Wednesday, January 16, 2019

Stopmotion: Some Adjustments




  I know these photos are a bit dark, but the lighting in that room isn't great. Day two of the shoot, I've modified the camera tripod. Firstly, if you're shooting on carpet... DONT. I originally wanted the entire third scene to have a slow zoom into SDS' face. I had to stop because turning the lense to zoom incrementally each frame was causing the camera to go all sorts of crazy places. This was, I think, because of three problems: 

Firstly, the carpet lets the tripod sink and shift at will. Getting it back on track each frame isn't impossible, but it eats up valuable time and isn't smart. I SHOULD have known this. I had learned this lesson from the first establishing shot which was all camera movement and nothing else..... but I guess I got lazy. I solved this (hopefully) by putting a piece of plywood down and hot gluing pieces of wood around each leg so nothing can shift. 

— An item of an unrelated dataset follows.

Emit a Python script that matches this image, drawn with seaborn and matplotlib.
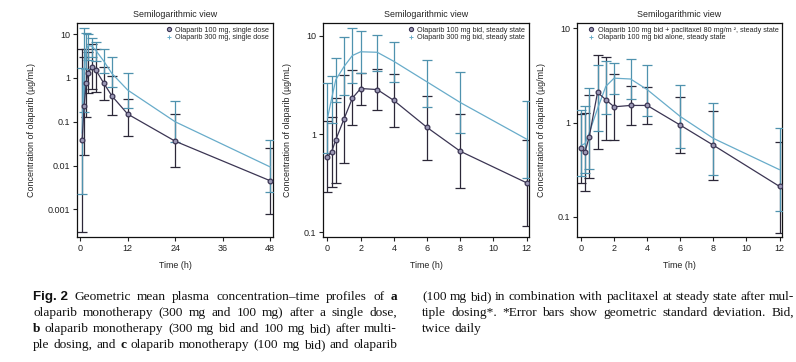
import numpy as np
import matplotlib
matplotlib.use("Agg")
import matplotlib.pyplot as plt
from matplotlib.lines import Line2D
from matplotlib.ticker import NullLocator, FixedLocator, FixedFormatter
import seaborn as sns

# ---- data ----
a_time = [0.5, 1, 1.5, 2, 3, 4, 6, 8, 12, 24, 48]
a_mean_100 = [0.038, 0.23, 0.75, 1.3, 1.8, 1.5, 0.75, 0.39, 0.15, 0.036, 0.0045]
a_lo_100 = [0.0003, 0.017, 0.13, 0.45, 0.55, 0.48, 0.31, 0.14, 0.047, 0.0091, 0.0008]
a_hi_100 = [4.5, 3.0, 4.5, 3.9, 5.9, 4.7, 1.8, 1.1, 0.33, 0.148, 0.025]
a_mean_300 = [0.055, 1.5, 4.3, 5.5, 5.3, 4.2, 2.4, 1.27, 0.53, 0.1, 0.0093]
a_lo_300 = [0.0022, 0.17, 1.6, 2.6, 3.0, 2.4, 1.3, 0.62, 0.21, 0.034, 0.0025]
a_hi_300 = [1.7, 13.5, 10.4, 10.2, 8.3, 6.7, 4.5, 2.95, 1.28, 0.3, 0.038]

b_time = [0, 0.25, 0.5, 1, 1.5, 2, 3, 4, 6, 8, 12]
b_mean_100 = [0.59, 0.66, 0.875, 1.43, 2.32, 2.91, 2.84, 2.2, 1.17, 0.67, 0.32]
b_lo_100 = [0.255, 0.29, 0.32, 0.51, 1.23, 1.97, 1.74, 1.18, 0.54, 0.28, 0.115]
b_hi_100 = [1.37, 1.5, 2.35, 4.0, 4.44, 4.23, 4.6, 4.1, 2.45, 1.6, 0.87]
b_mean_300 = [1.45, 2.3, 3.57, 4.87, 6.3, 6.88, 6.8, 5.5, 3.4, 2.1, 0.89]
b_lo_300 = [0.64, 1.3, 2.1, 2.5, 3.3, 4.2, 4.4, 3.4, 1.9, 1.02, 0.36]
b_hi_300 = [3.3, 3.9, 5.9, 9.7, 12.0, 11.3, 10.2, 8.6, 5.7, 4.3, 2.15]

c_time = [0, 0.25, 0.5, 1, 1.5, 2, 3, 4, 6, 8, 12]
c_mean_pac = [0.54, 0.49, 0.71, 2.09, 1.75, 1.47, 1.52, 1.52, 0.94, 0.575, 0.21]
c_lo_pac = [0.23, 0.19, 0.26, 0.52, 0.66, 0.66, 0.95, 0.97, 0.48, 0.248, 0.068]
c_hi_pac = [1.23, 1.25, 1.97, 5.2, 4.92, 3.3, 2.42, 2.4, 1.87, 1.33, 0.616]
c_mean_alone = [0.57, 0.6, 0.78, 1.4, 2.42, 2.96, 2.9, 2.24, 1.16, 0.68, 0.316]
c_lo_alone = [0.27, 0.29, 0.32, 0.81, 1.23, 2.0, 1.8, 1.16, 0.54, 0.28, 0.114]
c_hi_alone = [1.37, 1.51, 2.33, 4.1, 4.46, 4.3, 4.7, 4.12, 2.52, 1.61, 0.877]

legend_a = ["Olaparib 100 mg, single dose", "Olaparib 300 mg, single dose"]
legend_b = ["Olaparib 100 mg bid, steady state", "Olaparib 300 mg bid, steady state"]
legend_c = ["Olaparib 100 mg bid + paclitaxel 80 mg/m \u00b2, steady state",
            "Olaparib 100 mg bid alone, steady state"]

DARK = "#3b3553"
DARK_BAR = "#2c2838"
LIGHT = "#68acca"
LIGHT_BAR = "#4f92ae"
FACE = "#9c99b6"

sns.set_theme(style="ticks")
plt.rcParams["font.family"] = ["Liberation Sans", "DejaVu Sans"]
plt.rcParams["axes.linewidth"] = 0.9

W, H = 796, 362
fig = plt.figure(figsize=(W / 100, H / 100), dpi=100)
fig.patch.set_facecolor("white")


def px_axes(left, right, top, bottom):
    return fig.add_axes([left / W, 1 - bottom / H, (right - left) / W, (bottom - top) / H])


def panel(ax, t, m1, lo1, hi1, m2, lo2, hi2, labels, xlim, xticks, ylim, yticks, ylabels):
    m1, lo1, hi1 = map(np.asarray, (m1, lo1, hi1))
    m2, lo2, hi2 = map(np.asarray, (m2, lo2, hi2))
    ax.errorbar(t, m1, yerr=[m1 - lo1, hi1 - m1], fmt="none", ecolor=DARK_BAR,
                elinewidth=0.9, capsize=3.5, capthick=0.9, zorder=2)
    ax.errorbar(t, m2, yerr=[m2 - lo2, hi2 - m2], fmt="none", ecolor=LIGHT_BAR,
                elinewidth=0.9, capsize=3.5, capthick=0.9, zorder=3)
    sns.lineplot(x=t, y=m2, ax=ax, color=LIGHT, linewidth=0.9, zorder=4, legend=False)
    sns.lineplot(x=t, y=m1, ax=ax, color=DARK, linewidth=0.9, marker="o",
                 markersize=3.4, markerfacecolor=FACE, markeredgecolor=DARK,
                 markeredgewidth=0.9, zorder=5, legend=False)
    ax.set_yscale("log")
    ax.set_xlim(*xlim)
    ax.set_ylim(*ylim)
    ax.xaxis.set_major_locator(FixedLocator(xticks))
    ax.yaxis.set_major_locator(FixedLocator(yticks))
    ax.yaxis.set_major_formatter(FixedFormatter(ylabels))
    ax.yaxis.set_minor_locator(NullLocator())
    ax.tick_params(axis="both", direction="out", length=3, width=0.8,
                   labelsize=6.5, pad=2, colors="#222222")
    for s in ax.spines.values():
        s.set_color("#111111")
    ax.set_title("Semilogarithmic view", fontsize=6.4, pad=4, color="#222222")
    ax.set_xlabel("Time (h)", fontsize=6.4, labelpad=6, color="#222222")
    ax.set_ylabel("Concentration of olaparib (\u00b5g/mL)", fontsize=6.4,
                  labelpad=8, color="#222222")
    handles = [
        Line2D([], [], linestyle="none", marker="o", markersize=3, markerfacecolor=FACE,
               markeredgecolor=DARK, markeredgewidth=0.8),
        Line2D([], [], linestyle="none", marker="+", markersize=3.5, markeredgecolor=LIGHT,
               markeredgewidth=0.7),
    ]
    ax.legend(handles, labels, loc="upper right", fontsize=5.2, frameon=False,
              handlelength=0.8, handletextpad=0.5, labelspacing=0.1,
              borderaxespad=0.3, borderpad=0.2)


ax_a = px_axes(77, 273, 23, 237)
ax_b = px_axes(323, 529, 23, 237)
ax_c = px_axes(577, 782, 23, 237)

panel(ax_a, a_time, a_mean_100, a_lo_100, a_hi_100, a_mean_300, a_lo_300, a_hi_300,
      legend_a, (-0.8, 48.7), [0, 12, 24, 36, 48], (0.000234, 18),
      [10, 1, 0.1, 0.01, 0.001], ["10", "1", "0.1", "0.01", "0.001"])
panel(ax_b, b_time, b_mean_100, b_lo_100, b_hi_100, b_mean_300, b_lo_300, b_hi_300,
      legend_b, (-0.27, 12.15), [0, 2, 4, 6, 8, 10, 12], (0.0898, 13.5),
      [10, 1, 0.1], ["10", "1", "0.1"])
panel(ax_c, c_time, c_mean_pac, c_lo_pac, c_hi_pac, c_mean_alone, c_lo_alone, c_hi_alone,
      legend_c, (-0.24, 12.15), [0, 2, 4, 6, 8, 10, 12], (0.061, 11.4),
      [10, 1, 0.1], ["10", "1", "0.1"])

# ---- caption, justified word by word ----
caption_left = [
    [("Fig. 2", "bs"), ("Geometric mean plasma concentration\u2013time profiles of", ""), ("a", "b")],
    [("olaparib monotherapy (300 mg and 100 mg) after a single dose,", "")],
    [("b", "b"), ("olaparib monotherapy (300 mg bid and 100 mg bid) after multi-", "")],
    [("ple dosing, and", ""), ("c", "b"), ("olaparib monotherapy (100 mg bid) and olaparib", "")],
]
caption_right = [
    [("(100 mg bid) in combination with paclitaxel at steady state after mul-", "")],
    [("tiple dosing*. *Error bars show geometric standard deviation. Bid,", "")],
    [("twice daily", "")],
]
styles = {
    "": dict(family="Liberation Serif"),
    "b": dict(family="Liberation Serif", weight="bold"),
    "bs": dict(family="Liberation Sans", weight="bold"),
}
CAP_SIZE = 9.6
fig.canvas.draw()
renderer = fig.canvas.get_renderer()


def caption_line(chunks, x0, x1, y, justify=True):
    words = []
    for text, st in chunks:
        if st == "bs":
            words.append((text, st))
        else:
            words.extend((w, st) for w in text.split(" "))
    items = []
    for w, st in words:
        t = fig.text(0, 1 - y / H, w, fontsize=CAP_SIZE, va="center", ha="left",
                     color="#111111", **styles[st])
        items.append((t, t.get_window_extent(renderer).width))
    total = sum(w for _, w in items)
    if justify and len(items) > 1:
        gap = (x1 - x0 - total) / (len(items) - 1)
    else:
        gap = CAP_SIZE * 0.25 * 100 / 72
    x = x0
    for t, w in items:
        t.set_x(x / W)
        x += w + gap


line_y = [297, 313, 329, 345]
for i, chunks in enumerate(caption_left):
    caption_line(chunks, 33, 397, line_y[i])
for i, chunks in enumerate(caption_right):
    caption_line(chunks, 422, 794, line_y[i], justify=(i < len(caption_right) - 1))

fig.savefig("out.png", dpi=100, facecolor="white")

Secondly, the tripod knobs weren't tightened. No wonder the camera wanted to shift, nothing was secure!!! I think because I knew this was going to be a test run, I didn't care about taking my time and doing things right. I was too excited about puppeting a stopmotion puppet! So I tightened everything that I could on the tripod. I even took off the neck strap so there would be less in the way of the cords and me. 

Thirdly, the tripod is a lightweight aluminum one. That means the heavy-ish Canon Rebel T1i is making the whole thing top heavy. A lot of sway happens with this setup and keeping things tight gets harder. As you can see above I corrected this with a large magnet and 5 railroad spikes to weight the bottom. I had to do this for the opening shot, but thought I could get away with not doing it since the camera doesn't actually have to move. 

I also did some touch up painting on the face of SDS. The first frame last night, I chipped paint off with my fingernail. If you look at the video the left side of his lip has a little black mark. That's another lesson: sculpt your characters with same colored sculpey so they're inherently colored. That way scuff marks and chips wont show so bad. 

Tomorrow night, I'm ready to film again!!!